>> BEGIN DATA BLOCK

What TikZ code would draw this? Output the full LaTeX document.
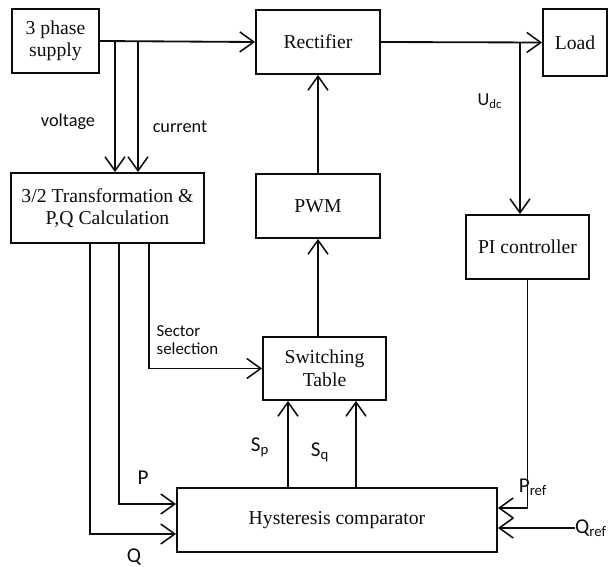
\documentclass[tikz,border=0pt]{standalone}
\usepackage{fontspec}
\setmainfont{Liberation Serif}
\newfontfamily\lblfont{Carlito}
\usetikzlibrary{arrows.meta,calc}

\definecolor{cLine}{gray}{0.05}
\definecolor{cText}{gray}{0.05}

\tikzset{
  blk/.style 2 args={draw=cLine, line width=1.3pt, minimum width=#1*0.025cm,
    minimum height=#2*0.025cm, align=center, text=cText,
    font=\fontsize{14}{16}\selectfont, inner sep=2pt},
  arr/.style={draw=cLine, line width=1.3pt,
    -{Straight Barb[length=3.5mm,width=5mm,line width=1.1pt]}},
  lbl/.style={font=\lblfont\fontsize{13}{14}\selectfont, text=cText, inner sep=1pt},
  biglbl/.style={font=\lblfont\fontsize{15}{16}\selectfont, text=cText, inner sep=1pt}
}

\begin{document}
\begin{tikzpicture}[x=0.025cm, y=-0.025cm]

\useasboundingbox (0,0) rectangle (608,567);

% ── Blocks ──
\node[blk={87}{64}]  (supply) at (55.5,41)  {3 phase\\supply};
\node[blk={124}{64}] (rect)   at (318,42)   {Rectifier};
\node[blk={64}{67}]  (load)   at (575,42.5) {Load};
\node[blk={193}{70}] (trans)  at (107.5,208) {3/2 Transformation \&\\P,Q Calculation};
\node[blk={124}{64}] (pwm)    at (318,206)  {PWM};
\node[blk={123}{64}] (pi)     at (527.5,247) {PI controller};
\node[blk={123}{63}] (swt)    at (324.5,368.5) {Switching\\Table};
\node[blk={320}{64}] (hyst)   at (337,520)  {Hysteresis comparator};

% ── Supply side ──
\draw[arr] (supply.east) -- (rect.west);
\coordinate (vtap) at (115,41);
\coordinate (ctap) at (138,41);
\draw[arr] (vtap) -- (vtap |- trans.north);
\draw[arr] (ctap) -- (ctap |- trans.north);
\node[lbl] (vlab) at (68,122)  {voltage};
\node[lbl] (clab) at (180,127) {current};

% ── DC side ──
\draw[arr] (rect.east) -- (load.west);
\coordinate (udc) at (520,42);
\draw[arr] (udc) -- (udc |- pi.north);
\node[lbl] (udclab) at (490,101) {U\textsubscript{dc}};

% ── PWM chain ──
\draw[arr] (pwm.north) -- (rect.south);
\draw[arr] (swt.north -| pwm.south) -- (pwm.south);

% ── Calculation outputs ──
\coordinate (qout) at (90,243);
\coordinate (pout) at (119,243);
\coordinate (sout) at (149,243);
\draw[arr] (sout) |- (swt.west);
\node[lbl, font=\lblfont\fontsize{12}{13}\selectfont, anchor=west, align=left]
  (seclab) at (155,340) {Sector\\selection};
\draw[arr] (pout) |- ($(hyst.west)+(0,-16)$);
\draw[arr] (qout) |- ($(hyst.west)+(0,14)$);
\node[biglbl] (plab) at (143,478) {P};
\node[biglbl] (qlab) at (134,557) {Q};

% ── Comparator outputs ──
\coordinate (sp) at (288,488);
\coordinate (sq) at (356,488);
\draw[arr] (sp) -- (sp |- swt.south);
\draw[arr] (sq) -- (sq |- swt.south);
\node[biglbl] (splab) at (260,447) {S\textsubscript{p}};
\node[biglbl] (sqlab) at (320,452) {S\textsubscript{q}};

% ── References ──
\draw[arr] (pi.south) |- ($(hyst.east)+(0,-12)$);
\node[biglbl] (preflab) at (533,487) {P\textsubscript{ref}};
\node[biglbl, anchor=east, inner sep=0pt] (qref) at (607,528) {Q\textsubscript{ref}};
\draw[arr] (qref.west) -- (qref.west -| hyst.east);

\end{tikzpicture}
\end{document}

>> END DATA BLOCK

### [TASK STATEMENT]
Give the data above again in full and unchanged, skipping the pictures.

### [FULL SOLUTION]
What TikZ code would draw this? Output the full LaTeX document.
\documentclass[tikz,border=0pt]{standalone}
\usepackage{fontspec}
\setmainfont{Liberation Serif}
\newfontfamily\lblfont{Carlito}
\usetikzlibrary{arrows.meta,calc}

\definecolor{cLine}{gray}{0.05}
\definecolor{cText}{gray}{0.05}

\tikzset{
  blk/.style 2 args={draw=cLine, line width=1.3pt, minimum width=#1*0.025cm,
    minimum height=#2*0.025cm, align=center, text=cText,
    font=\fontsize{14}{16}\selectfont, inner sep=2pt},
  arr/.style={draw=cLine, line width=1.3pt,
    -{Straight Barb[length=3.5mm,width=5mm,line width=1.1pt]}},
  lbl/.style={font=\lblfont\fontsize{13}{14}\selectfont, text=cText, inner sep=1pt},
  biglbl/.style={font=\lblfont\fontsize{15}{16}\selectfont, text=cText, inner sep=1pt}
}

\begin{document}
\begin{tikzpicture}[x=0.025cm, y=-0.025cm]

\useasboundingbox (0,0) rectangle (608,567);

% ── Blocks ──
\node[blk={87}{64}]  (supply) at (55.5,41)  {3 phase\\supply};
\node[blk={124}{64}] (rect)   at (318,42)   {Rectifier};
\node[blk={64}{67}]  (load)   at (575,42.5) {Load};
\node[blk={193}{70}] (trans)  at (107.5,208) {3/2 Transformation \&\\P,Q Calculation};
\node[blk={124}{64}] (pwm)    at (318,206)  {PWM};
\node[blk={123}{64}] (pi)     at (527.5,247) {PI controller};
\node[blk={123}{63}] (swt)    at (324.5,368.5) {Switching\\Table};
\node[blk={320}{64}] (hyst)   at (337,520)  {Hysteresis comparator};

% ── Supply side ──
\draw[arr] (supply.east) -- (rect.west);
\coordinate (vtap) at (115,41);
\coordinate (ctap) at (138,41);
\draw[arr] (vtap) -- (vtap |- trans.north);
\draw[arr] (ctap) -- (ctap |- trans.north);
\node[lbl] (vlab) at (68,122)  {voltage};
\node[lbl] (clab) at (180,127) {current};

% ── DC side ──
\draw[arr] (rect.east) -- (load.west);
\coordinate (udc) at (520,42);
\draw[arr] (udc) -- (udc |- pi.north);
\node[lbl] (udclab) at (490,101) {U\textsubscript{dc}};

% ── PWM chain ──
\draw[arr] (pwm.north) -- (rect.south);
\draw[arr] (swt.north -| pwm.south) -- (pwm.south);

% ── Calculation outputs ──
\coordinate (qout) at (90,243);
\coordinate (pout) at (119,243);
\coordinate (sout) at (149,243);
\draw[arr] (sout) |- (swt.west);
\node[lbl, font=\lblfont\fontsize{12}{13}\selectfont, anchor=west, align=left]
  (seclab) at (155,340) {Sector\\selection};
\draw[arr] (pout) |- ($(hyst.west)+(0,-16)$);
\draw[arr] (qout) |- ($(hyst.west)+(0,14)$);
\node[biglbl] (plab) at (143,478) {P};
\node[biglbl] (qlab) at (134,557) {Q};

% ── Comparator outputs ──
\coordinate (sp) at (288,488);
\coordinate (sq) at (356,488);
\draw[arr] (sp) -- (sp |- swt.south);
\draw[arr] (sq) -- (sq |- swt.south);
\node[biglbl] (splab) at (260,447) {S\textsubscript{p}};
\node[biglbl] (sqlab) at (320,452) {S\textsubscript{q}};

% ── References ──
\draw[arr] (pi.south) |- ($(hyst.east)+(0,-12)$);
\node[biglbl] (preflab) at (533,487) {P\textsubscript{ref}};
\node[biglbl, anchor=east, inner sep=0pt] (qref) at (607,528) {Q\textsubscript{ref}};
\draw[arr] (qref.west) -- (qref.west -| hyst.east);

\end{tikzpicture}
\end{document}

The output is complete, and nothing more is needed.